Source code for elegantrl.agents.AgentDQN

import torch
from typing import Tuple
from copy import deepcopy
from torch import Tensor

from elegantrl.agents.AgentBase import AgentBase
from elegantrl.agents.net import QNet, QNetDuel
from elegantrl.agents.net import QNetTwin, QNetTwinDuel
from elegantrl.train.config import Config
from elegantrl.train.replay_buffer import ReplayBuffer


[docs]class AgentDQN(AgentBase):
    """
    Deep Q-Network algorithm. “Human-Level Control Through Deep Reinforcement Learning”. Mnih V. et al.. 2015.

    net_dims: the middle layer dimension of MLP (MultiLayer Perceptron)
    state_dim: the dimension of state (the number of state vector)
    action_dim: the dimension of action (or the number of discrete action)
    gpu_id: the gpu_id of the training device. Use CPU when cuda is not available.
    args: the arguments for agent training. `args = Config()`
    """

    def __init__(self, net_dims: [int], state_dim: int, action_dim: int, gpu_id: int = 0, args: Config = Config()):
        self.act_class = getattr(self, "act_class", QNet)
        self.cri_class = None  # means `self.cri = self.act`
        super().__init__(net_dims=net_dims, state_dim=state_dim, action_dim=action_dim, gpu_id=gpu_id, args=args)
        self.act_target = self.cri_target = deepcopy(self.act)

        self.act.explore_rate = getattr(args, "explore_rate", 0.25)
        # Using ϵ-greedy to select uniformly random actions for exploration with `explore_rate` probability.

[docs]    def explore_one_env(self, env, horizon_len: int, if_random: bool = False) -> Tuple[Tensor, ...]:
        """
        Collect trajectories through the actor-environment interaction for a **single** environment instance.

        env: RL training environment. env.reset() env.step(). It should be a vector env.
        horizon_len: collect horizon_len step while exploring to update networks
        if_random: uses random action for warn-up exploration
        return: `(states, actions, rewards, undones)` for off-policy
            num_envs == 1
            states.shape == (horizon_len, num_envs, state_dim)
            actions.shape == (horizon_len, num_envs, action_dim)
            rewards.shape == (horizon_len, num_envs)
            undones.shape == (horizon_len, num_envs)
        """
        states = torch.zeros((horizon_len, self.num_envs, self.state_dim), dtype=torch.float32).to(self.device)
        actions = torch.zeros((horizon_len, self.num_envs, 1), dtype=torch.int32).to(self.device)  # different
        rewards = torch.zeros((horizon_len, self.num_envs), dtype=torch.float32).to(self.device)
        dones = torch.zeros((horizon_len, self.num_envs), dtype=torch.bool).to(self.device)

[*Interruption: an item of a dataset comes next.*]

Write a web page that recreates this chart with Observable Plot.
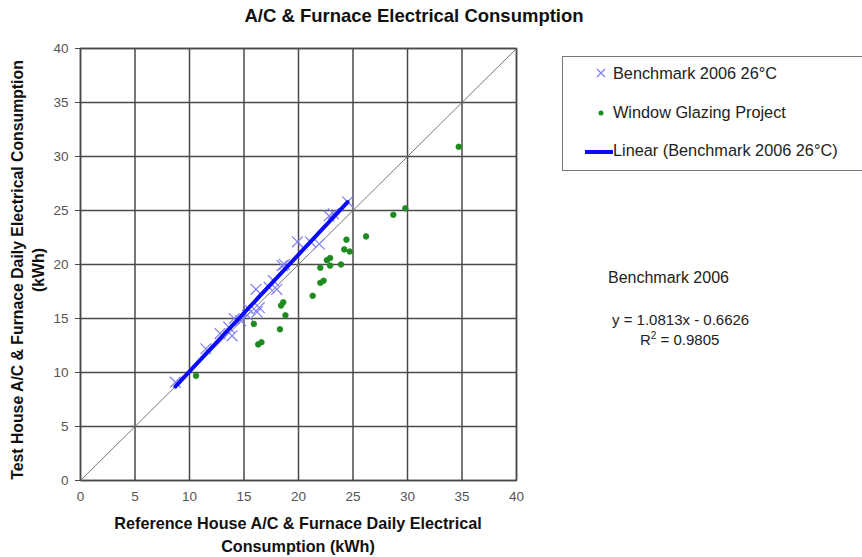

        state = self.last_state  # state.shape == (1, state_dim) for a single env.

        get_action = self.act.get_action
        for t in range(horizon_len):
            action = torch.randint(self.action_dim, size=(1, 1)) if if_random else get_action(state)  # different
            states[t] = state

            ary_action = action[0, 0].detach().cpu().numpy()
            ary_state, reward, done, _ = env.step(ary_action)  # next_state
            ary_state = env.reset() if done else ary_state  # ary_state.shape == (state_dim, )
            state = torch.as_tensor(ary_state, dtype=torch.float32, device=self.device).unsqueeze(0)
            actions[t] = action
            rewards[t] = reward
            dones[t] = done

        self.last_state = state  # state.shape == (1, state_dim) for a single env.

        rewards *= self.reward_scale
        undones = 1.0 - dones.type(torch.float32)
        return states, actions, rewards, undones

[docs]    def explore_vec_env(self, env, horizon_len: int, if_random: bool = False) -> Tuple[Tensor, ...]:
        """
        Collect trajectories through the actor-environment interaction for a **vectorized** environment instance.

        env: RL training environment. env.reset() env.step(). It should be a vector env.
        horizon_len: collect horizon_len step while exploring to update networks
        if_random: uses random action for warn-up exploration
        return: `(states, actions, rewards, undones)` for off-policy
            states.shape == (horizon_len, num_envs, state_dim)
            actions.shape == (horizon_len, num_envs, action_dim)
            rewards.shape == (horizon_len, num_envs)
            undones.shape == (horizon_len, num_envs)
        """
        states = torch.zeros((horizon_len, self.num_envs, self.state_dim), dtype=torch.float32).to(self.device)
        actions = torch.zeros((horizon_len, self.num_envs, 1), dtype=torch.int32).to(self.device)  # different
        rewards = torch.zeros((horizon_len, self.num_envs), dtype=torch.float32).to(self.device)
        dones = torch.zeros((horizon_len, self.num_envs), dtype=torch.bool).to(self.device)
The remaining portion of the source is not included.